John C. Walter, the Harlem Fox: J. Raymond Jones and Tammany, 1920-1970

By Mitchell, Michael | Afro-Americans in New York Life and History, January 31, 1991 | Go to article overview

John C. Walter, the Harlem Fox: J. Raymond Jones and Tammany, 1920-1970


Mitchell, Michael, Afro-Americans in New York Life and History


John C. Walter, The Harlem Fox: J. Raymond Jones and Tammany, 1920-1970

The author of this fascinating biography retells an anecdote which captures the reason why Jones received the sobriquet "The Fox". During Harry S. Truman's campaign for the presidency in 1948 Jones had come to Truman's attention as a person on the rise in the Democratic Party. Truman inquired of a knowledgeable person about Jones' abilities and character. "Is he honest," Truman is reported to have asked. This is the reply Truman received, "Well, Mr. President, I can tell you one thing. J. Raymond Jones could steal the Brooklyn Bridge and no one would ever find out."

The remark suggests something about both the character and political skills of J. Raymond Jones. Over the course of half a century, Jones managed both to survive with his integrity intact while pulling off some of the most stunning political victories in memory in the rough and tumble club house politics of New York City. Twice he flew in the face of overwhelming odds set by the powerful machinery of Tammany Hall to engineer electoral victories for Adam Clayton Powell in 1958 and Mayor Robert Wagner in 1962. Eventually in 1964 Jones himself would become Tammany leader, thus becoming the most prominent Democratic Party official of his time. These achievements would make him appear the possessor of extraordinary political skills that few could match.

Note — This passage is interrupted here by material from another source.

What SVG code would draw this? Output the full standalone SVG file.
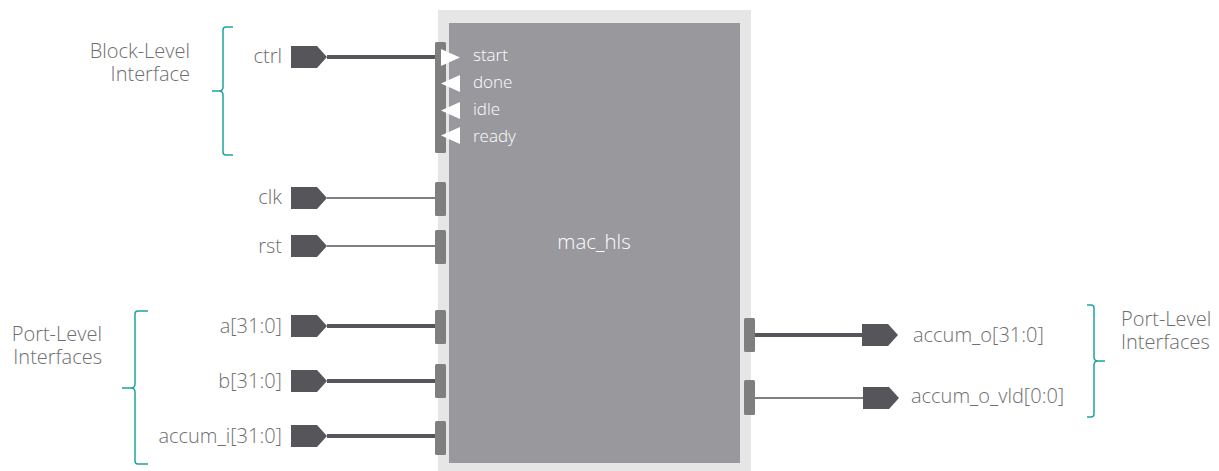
<svg xmlns="http://www.w3.org/2000/svg" width="1219" height="471" viewBox="0 0 1219 471">
<defs>
<style>
.lbl{font-family:"Open Sans","Liberation Sans",sans-serif;font-weight:300;font-size:20px;fill:#6e6e70}
.in{font-family:"Open Sans","Liberation Sans",sans-serif;font-weight:300;font-size:17px;fill:#ffffff}
.pin{fill:#56555a}
.bar{fill:#7f7f7f}
.thick{stroke:#56555a;stroke-width:4;fill:none}
.thin{stroke:#56555a;stroke-width:1.4;fill:none}
.br{stroke:#1fa39c;stroke-width:1.5;fill:none}
.tri{fill:#ffffff}
</style>
<path id="pinshape" d="M0,-11 H26 L36,0 L26,11 H0 Z"/>
</defs>
<rect width="1219" height="471" fill="#ffffff"/>
<g id="mac_hls">
<rect x="438" y="10" width="313" height="461" fill="#e6e6e6"/>
<rect x="449" y="23" width="291" height="440" fill="#99989d"/>
<text x="594" y="249" text-anchor="middle" style="font-family:'Open Sans','Liberation Sans',sans-serif;font-weight:300;font-size:20.5px;fill:#ffffff">mac_hls</text>
</g>
<g id="brackets">
<path class="br" d="M233,27 H226 Q223,27 223,30 V87 Q223,91 219,91 H212 M219,91 Q223,91 223,95 V152 Q223,155 226,155 H233"/>
<path class="br" d="M148,311 H138 Q135,311 135,314 V384 Q135,388 131,388 H122 M131,388 Q135,388 135,392 V461 Q135,464 138,464 H148"/>
<path class="br" d="M1087,305 H1091 Q1094,305 1094,308 V357 Q1094,361 1098,361 H1105 M1098,361 Q1094,361 1094,365 V414 Q1094,417 1091,417 H1087"/>
<text class="lbl" text-anchor="end"><tspan x="190" y="58">Block-Level</tspan><tspan x="190" y="81">Interface</tspan></text>
<text class="lbl" text-anchor="end"><tspan x="102" y="341">Port-Level</tspan><tspan x="102" y="364">Interfaces</tspan></text>
<text class="lbl"><tspan x="1121" y="326">Port-Level</tspan><tspan x="1121" y="349">Interfaces</tspan></text>
</g>
<g id="connectors">
<line class="thick" x1="327" y1="57" x2="436" y2="57"/>
<line class="thin" x1="327" y1="198" x2="436" y2="198"/>
<line class="thin" x1="327" y1="246" x2="436" y2="246"/>
<line class="thick" x1="327" y1="326" x2="436" y2="326"/>
<line class="thick" x1="327" y1="381" x2="436" y2="381"/>
<line class="thick" x1="327" y1="436" x2="436" y2="436"/>
<line class="thick" x1="754" y1="335" x2="863" y2="335"/>
<line class="thin" x1="754" y1="398" x2="864" y2="398"/>
</g>
<g id="ctrl">
<text class="lbl" x="282" y="63" text-anchor="end">ctrl</text>
<use href="#pinshape" class="pin" x="291" y="57"/>
<rect class="bar" x="435" y="42" width="11" height="111" rx="1.5"/>
<path class="tri" d="M441,49 L460,57.5 L441,66 Z"/>
<path class="tri" d="M460,75 L441,83.5 L460,92 Z"/>
<path class="tri" d="M460,102 L441,110.5 L460,119 Z"/>
<path class="tri" d="M460,127 L441,135.5 L460,144 Z"/>
<text class="in" x="473" y="61">start</text>
<text class="in" x="473" y="88">done</text>
<text class="in" x="473" y="115">idle</text>
<text class="in" x="473" y="142">ready</text>
</g>
<g id="clk">
<text class="lbl" x="282" y="204" text-anchor="end">clk</text>
<use href="#pinshape" class="pin" x="291" y="198"/>
<rect class="bar" x="435" y="182" width="11" height="34" rx="1.5"/>
</g>
<g id="rst">
<text class="lbl" x="282" y="253" text-anchor="end">rst</text>
<use href="#pinshape" class="pin" x="291" y="246"/>
<rect class="bar" x="435" y="230" width="11" height="34" rx="1.5"/>
</g>
<g id="a">
<text class="lbl" x="282" y="333" text-anchor="end">a[31:0]</text>
<use href="#pinshape" class="pin" x="291" y="326"/>
<rect class="bar" x="435" y="310" width="11" height="34" rx="1.5"/>
</g>
<g id="b">
<text class="lbl" x="282" y="388" text-anchor="end">b[31:0]</text>
<use href="#pinshape" class="pin" x="291" y="381"/>
<rect class="bar" x="435" y="364" width="11" height="34" rx="1.5"/>
</g>
<g id="accum_i">
<text class="lbl" x="282" y="443" text-anchor="end">accum_i[31:0]</text>
<use href="#pinshape" class="pin" x="291" y="436"/>
<rect class="bar" x="435" y="421" width="11" height="34" rx="1.5"/>
</g>
<g id="accum_o">
<rect class="bar" x="744" y="318" width="11" height="34" rx="1.5"/>
<use href="#pinshape" class="pin" x="862" y="335"/>
<text class="lbl" x="913" y="342">accum_o[31:0]</text>
</g>
<g id="accum_o_vld">
<rect class="bar" x="744" y="380" width="11" height="35" rx="1.5"/>
<use href="#pinshape" class="pin" x="863" y="398"/>
<text class="lbl" x="911" y="403">accum_o_vld[0:0]</text>
</g>
</svg>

Jones was, in fact, one of the first authentic African-American power brokers in Democratic Party politics, preceding figures such as Richard Hatcher, former mayor of Gary, Indiana; Andrew Young, former Mayor of Atlanta; Ronald Brown, current chair of the Democratic National Committee; Charles Rangle of New York; William Gray of Philadelphia; and of course Jesse Jackson. In fact, one might make the claim that the recent coming of age of Black Politics in New York, signaled by the election of David Dinkins as Mayor is the legacy of J. Raymond Jones' own extraordinary achievements in city politics. Charles Rangle and David Dinkins were two of Jones' successful proteges. And the recent accomplishments of these individuals would therefore make a biography of a pioneer in the field all the more timely and instructive.

This biography paints a clear portrait of Jones' multifaceted character. He is seen plying his political skills in the ever shifting alliance of New York City club house politics, planning the electoral strategies of underdog candidates Powell and Wagner, and articulating a vision of African-American advancement through conventional electoral politics.

It is perhaps the exposition of his vision of politics and the revealing glimpses of his character as he reflects on his victories and defeats that constitute the most compelling parts of his biography. It shows in bold relief just how deftly Jones balanced being a person of the system while allowing himself to remain open to the charismatic influences of protest politics. Jones makes frequent explicit reference to the way events such as the Montgomery bus boycott affected the morale of his own career.